**Material supplied**
-------

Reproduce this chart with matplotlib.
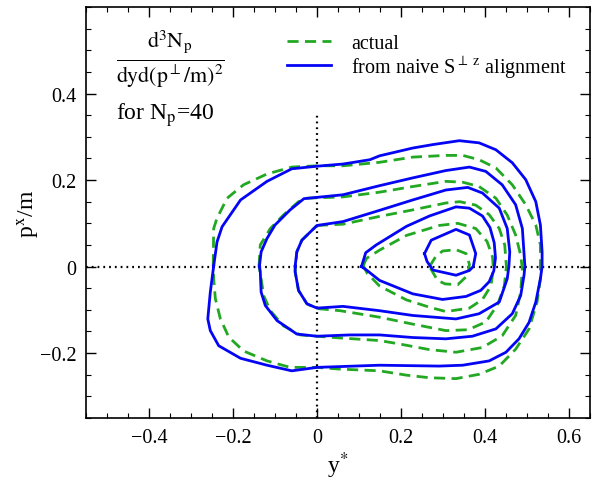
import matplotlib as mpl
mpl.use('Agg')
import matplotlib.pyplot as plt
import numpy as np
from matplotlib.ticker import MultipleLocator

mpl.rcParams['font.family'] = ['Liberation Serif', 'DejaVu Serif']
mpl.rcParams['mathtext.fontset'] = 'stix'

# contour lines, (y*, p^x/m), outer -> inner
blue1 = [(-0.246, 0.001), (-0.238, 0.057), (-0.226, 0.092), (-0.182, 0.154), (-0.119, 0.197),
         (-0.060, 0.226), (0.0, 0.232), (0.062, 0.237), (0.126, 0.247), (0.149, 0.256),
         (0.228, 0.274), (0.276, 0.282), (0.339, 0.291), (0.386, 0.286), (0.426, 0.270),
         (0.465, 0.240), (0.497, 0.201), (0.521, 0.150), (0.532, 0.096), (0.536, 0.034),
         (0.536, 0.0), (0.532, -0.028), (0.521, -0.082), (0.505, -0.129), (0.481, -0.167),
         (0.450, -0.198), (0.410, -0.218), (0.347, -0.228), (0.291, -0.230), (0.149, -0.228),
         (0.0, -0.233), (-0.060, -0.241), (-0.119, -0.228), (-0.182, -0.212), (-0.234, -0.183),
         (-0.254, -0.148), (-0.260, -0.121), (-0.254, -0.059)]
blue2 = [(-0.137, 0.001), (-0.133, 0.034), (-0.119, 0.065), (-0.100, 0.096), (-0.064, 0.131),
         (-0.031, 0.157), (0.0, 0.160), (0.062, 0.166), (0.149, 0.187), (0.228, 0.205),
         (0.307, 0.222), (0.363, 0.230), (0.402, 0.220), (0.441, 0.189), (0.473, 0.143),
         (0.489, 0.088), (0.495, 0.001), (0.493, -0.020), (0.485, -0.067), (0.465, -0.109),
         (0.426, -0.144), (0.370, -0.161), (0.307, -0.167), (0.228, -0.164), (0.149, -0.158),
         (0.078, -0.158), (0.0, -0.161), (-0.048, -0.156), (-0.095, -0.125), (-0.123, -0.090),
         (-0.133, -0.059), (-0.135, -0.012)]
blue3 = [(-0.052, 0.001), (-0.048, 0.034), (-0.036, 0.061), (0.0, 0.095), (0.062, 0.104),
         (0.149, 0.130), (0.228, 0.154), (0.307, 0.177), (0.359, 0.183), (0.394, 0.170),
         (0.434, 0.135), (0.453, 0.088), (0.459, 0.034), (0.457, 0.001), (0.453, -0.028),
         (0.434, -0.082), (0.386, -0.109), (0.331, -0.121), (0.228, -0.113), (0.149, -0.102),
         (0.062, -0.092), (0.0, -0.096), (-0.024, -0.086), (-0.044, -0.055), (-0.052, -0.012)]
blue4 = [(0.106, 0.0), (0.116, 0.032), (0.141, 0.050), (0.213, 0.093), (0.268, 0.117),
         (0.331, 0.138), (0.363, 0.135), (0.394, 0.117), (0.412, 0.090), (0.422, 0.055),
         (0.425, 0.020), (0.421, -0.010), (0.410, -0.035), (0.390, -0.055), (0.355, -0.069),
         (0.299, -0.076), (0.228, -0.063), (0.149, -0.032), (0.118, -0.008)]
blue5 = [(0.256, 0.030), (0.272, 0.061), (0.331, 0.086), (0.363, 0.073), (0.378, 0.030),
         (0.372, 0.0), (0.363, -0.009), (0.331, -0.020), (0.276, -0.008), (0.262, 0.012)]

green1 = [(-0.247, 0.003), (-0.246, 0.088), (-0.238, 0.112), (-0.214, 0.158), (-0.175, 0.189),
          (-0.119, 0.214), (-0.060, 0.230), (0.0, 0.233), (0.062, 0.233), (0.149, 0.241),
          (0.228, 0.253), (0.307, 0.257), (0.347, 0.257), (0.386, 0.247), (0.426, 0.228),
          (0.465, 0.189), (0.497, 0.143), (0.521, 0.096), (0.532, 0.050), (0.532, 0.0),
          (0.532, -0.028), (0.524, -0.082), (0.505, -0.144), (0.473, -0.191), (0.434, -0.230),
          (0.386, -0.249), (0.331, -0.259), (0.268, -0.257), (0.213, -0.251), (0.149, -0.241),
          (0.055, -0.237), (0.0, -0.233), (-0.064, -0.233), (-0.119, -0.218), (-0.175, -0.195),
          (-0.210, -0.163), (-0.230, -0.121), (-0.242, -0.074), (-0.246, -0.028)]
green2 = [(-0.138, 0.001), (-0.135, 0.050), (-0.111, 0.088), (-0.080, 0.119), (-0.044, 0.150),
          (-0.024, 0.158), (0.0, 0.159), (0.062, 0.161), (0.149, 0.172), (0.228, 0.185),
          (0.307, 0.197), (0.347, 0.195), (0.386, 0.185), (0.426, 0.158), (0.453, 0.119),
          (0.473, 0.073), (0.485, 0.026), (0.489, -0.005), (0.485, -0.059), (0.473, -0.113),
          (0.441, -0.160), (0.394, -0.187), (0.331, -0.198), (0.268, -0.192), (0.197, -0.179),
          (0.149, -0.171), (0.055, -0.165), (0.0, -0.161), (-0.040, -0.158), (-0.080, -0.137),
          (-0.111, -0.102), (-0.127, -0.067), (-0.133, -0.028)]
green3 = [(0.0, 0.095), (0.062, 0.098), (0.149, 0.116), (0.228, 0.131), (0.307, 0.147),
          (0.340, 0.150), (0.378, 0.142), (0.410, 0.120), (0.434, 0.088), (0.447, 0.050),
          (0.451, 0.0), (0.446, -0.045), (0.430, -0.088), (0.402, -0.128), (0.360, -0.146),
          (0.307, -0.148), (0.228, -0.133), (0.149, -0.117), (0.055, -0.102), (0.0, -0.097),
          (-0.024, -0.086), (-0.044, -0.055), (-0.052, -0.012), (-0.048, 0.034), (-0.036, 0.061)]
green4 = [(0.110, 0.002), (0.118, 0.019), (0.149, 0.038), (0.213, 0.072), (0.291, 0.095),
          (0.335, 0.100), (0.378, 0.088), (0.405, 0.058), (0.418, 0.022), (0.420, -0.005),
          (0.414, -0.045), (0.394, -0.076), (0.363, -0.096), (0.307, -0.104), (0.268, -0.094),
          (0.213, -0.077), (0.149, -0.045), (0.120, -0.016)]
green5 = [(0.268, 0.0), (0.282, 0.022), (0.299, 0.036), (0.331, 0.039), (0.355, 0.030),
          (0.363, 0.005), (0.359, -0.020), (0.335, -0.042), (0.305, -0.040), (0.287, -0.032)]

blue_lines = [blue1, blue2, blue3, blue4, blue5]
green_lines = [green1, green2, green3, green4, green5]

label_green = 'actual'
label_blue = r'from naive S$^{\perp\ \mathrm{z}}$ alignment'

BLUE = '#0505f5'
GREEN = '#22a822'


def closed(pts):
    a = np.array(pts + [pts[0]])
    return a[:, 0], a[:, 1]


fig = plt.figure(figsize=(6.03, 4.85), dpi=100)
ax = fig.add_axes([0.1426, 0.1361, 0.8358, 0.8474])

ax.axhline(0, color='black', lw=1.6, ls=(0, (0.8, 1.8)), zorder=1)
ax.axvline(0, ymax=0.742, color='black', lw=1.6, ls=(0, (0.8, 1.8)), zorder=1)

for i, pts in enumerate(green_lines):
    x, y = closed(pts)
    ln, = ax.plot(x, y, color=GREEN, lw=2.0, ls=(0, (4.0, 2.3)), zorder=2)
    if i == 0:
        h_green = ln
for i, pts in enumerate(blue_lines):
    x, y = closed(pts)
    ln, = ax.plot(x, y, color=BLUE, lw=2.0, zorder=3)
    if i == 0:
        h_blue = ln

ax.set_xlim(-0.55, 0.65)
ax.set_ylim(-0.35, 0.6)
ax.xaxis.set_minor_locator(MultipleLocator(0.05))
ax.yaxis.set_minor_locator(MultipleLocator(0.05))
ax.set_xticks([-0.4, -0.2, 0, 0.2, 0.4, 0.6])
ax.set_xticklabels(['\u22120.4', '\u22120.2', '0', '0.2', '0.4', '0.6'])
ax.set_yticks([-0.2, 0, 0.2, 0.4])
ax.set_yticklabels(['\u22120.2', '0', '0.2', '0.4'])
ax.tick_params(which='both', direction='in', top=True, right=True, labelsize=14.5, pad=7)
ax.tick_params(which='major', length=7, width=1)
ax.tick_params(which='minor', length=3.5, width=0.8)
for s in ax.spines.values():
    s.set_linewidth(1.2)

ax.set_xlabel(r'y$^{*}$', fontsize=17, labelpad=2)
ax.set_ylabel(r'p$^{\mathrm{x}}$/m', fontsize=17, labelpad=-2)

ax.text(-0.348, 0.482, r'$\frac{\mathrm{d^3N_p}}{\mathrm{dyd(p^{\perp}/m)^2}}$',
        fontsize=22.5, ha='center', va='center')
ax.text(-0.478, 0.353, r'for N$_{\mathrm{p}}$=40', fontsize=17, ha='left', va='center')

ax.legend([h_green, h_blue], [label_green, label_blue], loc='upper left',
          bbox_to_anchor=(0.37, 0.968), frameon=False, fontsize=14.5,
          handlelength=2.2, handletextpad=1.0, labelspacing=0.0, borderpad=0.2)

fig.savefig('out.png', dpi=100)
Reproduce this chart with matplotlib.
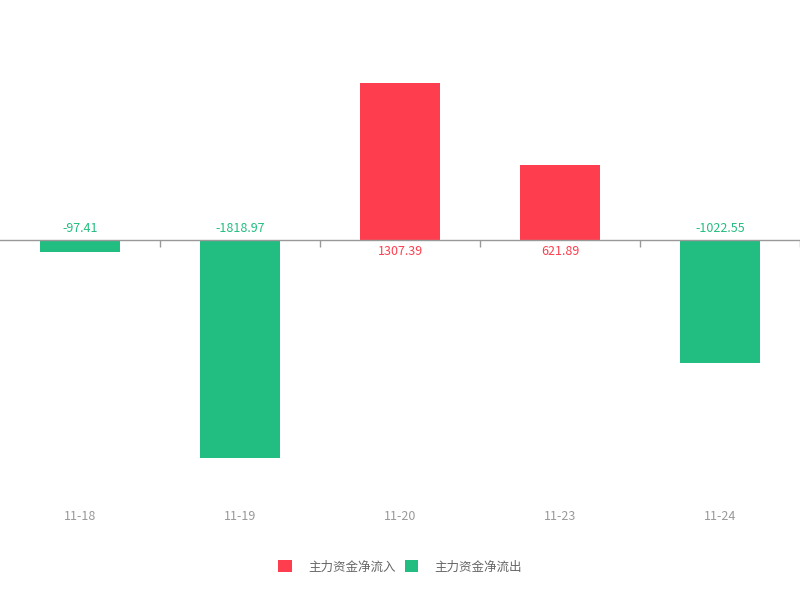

-------

**Problem to work on**
Starting at the first line of the entries, restate word for word everything through the line that holds "mpl.rcParams['mathtext.fontset'] = 'stix'", both ends included, but omit any pictures.

**Reply to the exercise**
Reproduce this chart with matplotlib.
import matplotlib as mpl
mpl.use('Agg')
import matplotlib.pyplot as plt
import numpy as np
from matplotlib.ticker import MultipleLocator

mpl.rcParams['font.family'] = ['Liberation Serif', 'DejaVu Serif']
mpl.rcParams['mathtext.fontset'] = 'stix'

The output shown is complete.